What you really need to say, however (and what the question is asking for) is what follows from the view that 'true' serves a generalization function. Here, you would need to go much further into the difference between the simple redundancy claim, and the claim that the predicate 'is true' adds greatly to the representational powers of a language, and is therefore far from being redundant: I mean, the view that the use of this predicate is equivalent, in some sense, to propositional quantification.
For example, 'Graham said something true' would be represented as:
(EP)(Graham said that P and P).
(My keyboard can't do a backward 'E'.)
The problem is that propositional quantification is itself a questionable notion: whether viewed 'substitutionally' or 'objectivally'. This would definitely be within the remit of the question.
Another significant line would be Michael Dummett's critique of the redundancy theory, his argument that it is indeed (as you claim) equivalent to anti-realism, and that therefore the proper realist response is not an old-fashioned correspondence theory of truth but rather an account of the form of a theory of meaning where truth is the central concept.
Dummett strongly endorses Frege's vicious regress argument, in Frege's essay 'The Thought' for the view that 'truth' cannot be defined.

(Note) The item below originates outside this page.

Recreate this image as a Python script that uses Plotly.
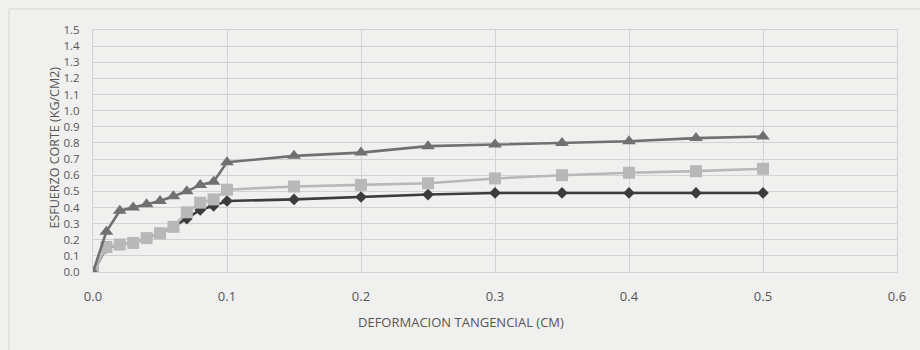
import plotly.graph_objects as go

# Tangential deformation (cm)
deformacion = [0.0, 0.01, 0.02, 0.03, 0.04, 0.05, 0.06, 0.07, 0.08, 0.09, 0.10,
               0.15, 0.20, 0.25, 0.30, 0.35, 0.40, 0.45, 0.50]

# Shear stress (kg/cm2) for each normal load
esfuerzo_1 = [0.0, 0.15, 0.17, 0.18, 0.21, 0.24, 0.28, 0.33, 0.385, 0.41, 0.44,
              0.45, 0.465, 0.48, 0.49, 0.49, 0.49, 0.49, 0.49]
esfuerzo_2 = [0.0, 0.155, 0.17, 0.18, 0.21, 0.24, 0.28, 0.37, 0.43, 0.45, 0.51,
              0.53, 0.54, 0.55, 0.58, 0.60, 0.615, 0.625, 0.64]
esfuerzo_3 = [0.0, 0.25, 0.38, 0.40, 0.42, 0.44, 0.47, 0.50, 0.54, 0.56, 0.68,
              0.72, 0.74, 0.78, 0.79, 0.80, 0.81, 0.83, 0.84]

x_ticks = [0.0, 0.1, 0.2, 0.3, 0.4, 0.5, 0.6]
y_ticks = [round(i * 0.1, 1) for i in range(16)]

font_name = "Open Sans, Lato, sans-serif"
text_color = "#565656"
bg = "#f0f0ee"

fig = go.Figure()
fig.add_trace(go.Scatter(
    x=deformacion, y=esfuerzo_1, mode="lines+markers",
    line=dict(color="#3c3c3c", width=2.6),
    marker=dict(symbol="diamond", size=9, color="#3c3c3c"),
    showlegend=False))
fig.add_trace(go.Scatter(
    x=deformacion, y=esfuerzo_2, mode="lines+markers",
    line=dict(color="#b8b8b8", width=2.6),
    marker=dict(symbol="square", size=12, color="#b8b8b8"),
    showlegend=False))
fig.add_trace(go.Scatter(
    x=deformacion, y=esfuerzo_3, mode="lines+markers",
    line=dict(color="#707070", width=2.6),
    marker=dict(symbol="triangle-up", size=12, color="#707070"),
    showlegend=False))

# Plot area spans 93..897 px horizontally and 30..272 px vertically
def px_to_paper_x(px):
    return (px - 93) / 804

def py_to_paper_y(py):
    return (272 - py) / 242

# Chart area frame
fig.add_shape(type="rect", xref="paper", yref="paper",
              x0=px_to_paper_x(9), x1=px_to_paper_x(930),
              y0=py_to_paper_y(360), y1=py_to_paper_y(9),
              line=dict(color="#d4d4d4", width=1), layer="below")

fig.add_annotation(text="DEFORMACION TANGENCIAL (CM)", xref="paper", yref="paper",
                   x=px_to_paper_x(461), y=py_to_paper_y(333),
                   showarrow=False, font=dict(family=font_name, size=13, color=text_color))
fig.add_annotation(text="ESFUERZO CORTE (KG/CM2)", xref="paper", yref="paper",
                   x=px_to_paper_x(43), y=py_to_paper_y(148), textangle=-90,
                   showarrow=False, font=dict(family=font_name, size=12.5, color=text_color))

axis_common = dict(
    showgrid=True, gridcolor="#d2d2d2", gridwidth=1,
    showline=True, linecolor="#d2d2d2", linewidth=1, mirror=True,
    zeroline=False, ticks="", tickformat=".1f",
)

fig.update_layout(
    width=920, height=350,
    margin=dict(l=93, r=23, t=30, b=78),
    paper_bgcolor=bg, plot_bgcolor=bg,
    xaxis=dict(range=[0, 0.6], tickvals=x_ticks, ticklabelstandoff=12,
               tickfont=dict(family=font_name, size=13, color=text_color), **axis_common),
    yaxis=dict(range=[0, 1.5], tickvals=y_ticks, ticklabelstandoff=10,
               tickfont=dict(family=font_name, size=11.5, color=text_color), **axis_common),
)

fig.write_html("out.html")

The only alternative to the discredited correspondence theory for the would-be realist, argues Dummett, is to give a theory of meaning in terms of truth conditions.
Opponents of Dummett argue that you can give a Davidsonian style theory of meaning in terms of truth conditions without being committed to any metaphysical view about truth. Hence, the idea of minimalism. The point here, however, is that truth does indeed turn out to play a very important role despite the admission that there is no 'real property' which it picks out.